= Provided material =
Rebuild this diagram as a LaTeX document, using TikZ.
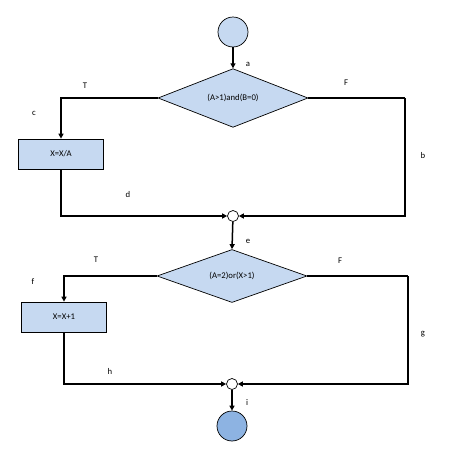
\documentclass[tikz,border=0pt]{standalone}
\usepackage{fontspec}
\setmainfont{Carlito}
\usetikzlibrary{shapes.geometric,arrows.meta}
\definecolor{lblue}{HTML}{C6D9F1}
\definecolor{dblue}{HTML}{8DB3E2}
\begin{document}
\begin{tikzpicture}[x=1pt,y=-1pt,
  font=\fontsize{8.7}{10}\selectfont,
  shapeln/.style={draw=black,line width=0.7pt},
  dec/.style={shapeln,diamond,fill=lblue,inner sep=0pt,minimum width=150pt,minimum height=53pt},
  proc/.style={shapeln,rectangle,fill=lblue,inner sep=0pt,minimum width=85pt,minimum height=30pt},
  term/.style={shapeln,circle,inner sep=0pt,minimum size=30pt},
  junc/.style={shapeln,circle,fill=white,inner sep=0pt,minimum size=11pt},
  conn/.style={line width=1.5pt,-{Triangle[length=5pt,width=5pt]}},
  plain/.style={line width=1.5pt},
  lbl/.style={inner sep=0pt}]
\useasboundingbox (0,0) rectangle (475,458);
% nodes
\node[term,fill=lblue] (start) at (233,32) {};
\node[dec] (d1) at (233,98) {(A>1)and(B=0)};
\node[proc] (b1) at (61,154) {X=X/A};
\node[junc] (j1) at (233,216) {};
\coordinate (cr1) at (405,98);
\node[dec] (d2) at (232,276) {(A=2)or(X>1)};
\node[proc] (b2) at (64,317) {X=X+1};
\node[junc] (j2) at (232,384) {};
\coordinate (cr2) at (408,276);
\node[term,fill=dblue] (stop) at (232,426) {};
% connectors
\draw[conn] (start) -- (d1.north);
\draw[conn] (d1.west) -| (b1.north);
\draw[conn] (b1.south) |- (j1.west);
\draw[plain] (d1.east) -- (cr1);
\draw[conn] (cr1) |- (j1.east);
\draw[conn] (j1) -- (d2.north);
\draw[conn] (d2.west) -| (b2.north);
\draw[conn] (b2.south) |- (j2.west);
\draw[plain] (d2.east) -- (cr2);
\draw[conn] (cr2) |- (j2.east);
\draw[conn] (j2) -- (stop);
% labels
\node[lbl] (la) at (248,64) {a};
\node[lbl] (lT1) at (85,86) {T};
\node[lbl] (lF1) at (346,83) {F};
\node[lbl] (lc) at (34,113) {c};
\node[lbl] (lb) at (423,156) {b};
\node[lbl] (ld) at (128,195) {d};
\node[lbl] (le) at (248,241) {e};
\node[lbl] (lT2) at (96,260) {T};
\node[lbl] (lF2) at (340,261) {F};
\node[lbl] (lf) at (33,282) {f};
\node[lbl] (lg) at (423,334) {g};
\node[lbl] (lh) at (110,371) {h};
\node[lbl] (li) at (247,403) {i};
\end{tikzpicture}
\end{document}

= Required task =
Exactly as written, return every line of the listing, but not the pictures.

= Response for this exercise =
Rebuild this diagram as a LaTeX document, using TikZ.
\documentclass[tikz,border=0pt]{standalone}
\usepackage{fontspec}
\setmainfont{Carlito}
\usetikzlibrary{shapes.geometric,arrows.meta}
\definecolor{lblue}{HTML}{C6D9F1}
\definecolor{dblue}{HTML}{8DB3E2}
\begin{document}
\begin{tikzpicture}[x=1pt,y=-1pt,
  font=\fontsize{8.7}{10}\selectfont,
  shapeln/.style={draw=black,line width=0.7pt},
  dec/.style={shapeln,diamond,fill=lblue,inner sep=0pt,minimum width=150pt,minimum height=53pt},
  proc/.style={shapeln,rectangle,fill=lblue,inner sep=0pt,minimum width=85pt,minimum height=30pt},
  term/.style={shapeln,circle,inner sep=0pt,minimum size=30pt},
  junc/.style={shapeln,circle,fill=white,inner sep=0pt,minimum size=11pt},
  conn/.style={line width=1.5pt,-{Triangle[length=5pt,width=5pt]}},
  plain/.style={line width=1.5pt},
  lbl/.style={inner sep=0pt}]
\useasboundingbox (0,0) rectangle (475,458);
% nodes
\node[term,fill=lblue] (start) at (233,32) {};
\node[dec] (d1) at (233,98) {(A>1)and(B=0)};
\node[proc] (b1) at (61,154) {X=X/A};
\node[junc] (j1) at (233,216) {};
\coordinate (cr1) at (405,98);
\node[dec] (d2) at (232,276) {(A=2)or(X>1)};
\node[proc] (b2) at (64,317) {X=X+1};
\node[junc] (j2) at (232,384) {};
\coordinate (cr2) at (408,276);
\node[term,fill=dblue] (stop) at (232,426) {};
% connectors
\draw[conn] (start) -- (d1.north);
\draw[conn] (d1.west) -| (b1.north);
\draw[conn] (b1.south) |- (j1.west);
\draw[plain] (d1.east) -- (cr1);
\draw[conn] (cr1) |- (j1.east);
\draw[conn] (j1) -- (d2.north);
\draw[conn] (d2.west) -| (b2.north);
\draw[conn] (b2.south) |- (j2.west);
\draw[plain] (d2.east) -- (cr2);
\draw[conn] (cr2) |- (j2.east);
\draw[conn] (j2) -- (stop);
% labels
\node[lbl] (la) at (248,64) {a};
\node[lbl] (lT1) at (85,86) {T};
\node[lbl] (lF1) at (346,83) {F};
\node[lbl] (lc) at (34,113) {c};
\node[lbl] (lb) at (423,156) {b};
\node[lbl] (ld) at (128,195) {d};
\node[lbl] (le) at (248,241) {e};
\node[lbl] (lT2) at (96,260) {T};
\node[lbl] (lF2) at (340,261) {F};
\node[lbl] (lf) at (33,282) {f};
\node[lbl] (lg) at (423,334) {g};
\node[lbl] (lh) at (110,371) {h};
\node[lbl] (li) at (247,403) {i};
\end{tikzpicture}
\end{document}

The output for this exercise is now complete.